If approved, the acquisition would leave Tribune in control of 42 stations across the country, including at least two stations in nine individual markets. Tribune would be one of the five biggest chains in audience reach and advertising revenue. The news follows Gannett's $1.5 billion takeover last month of Belo and a series of major acquisitions from Sinclair Broadcasting.

The deal would cement Tribune’s control of multiple stations in Denver and St. Louis, at stations already operating with Local TV under “shared services agreements,” where stations owned by the two companies operate a single newsroom. Gannett also operates a duopoly in Denver and is pursuing one St. Louis.

In addition, Local TV already operates two stations in the Norfolk-Portsmouth-Newport News, Va. market, where Tribune owns the Daily Press newspaper — a combination that would violate FCC ownership limits.
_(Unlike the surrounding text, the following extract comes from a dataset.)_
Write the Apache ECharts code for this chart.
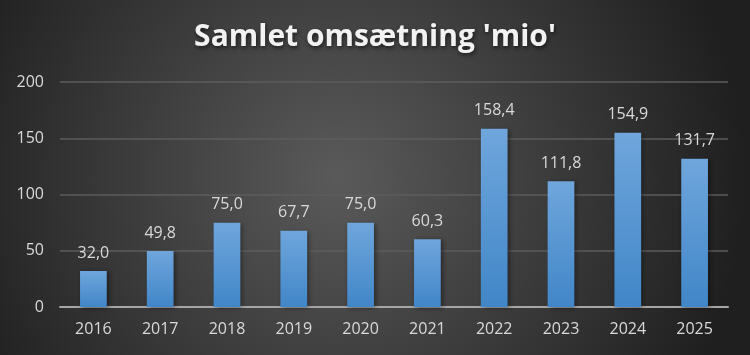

Free Press President and CEO Craig Aaron made the following statement:

“This deal adds to a blizzard of broadcast industry consolidation that is poised to leave America’s media system less local, less diverse and less accountable to the people in these communities. By the time all these deals are done, a handful of companies could control almost all of the network affiliates in major markets and swing states.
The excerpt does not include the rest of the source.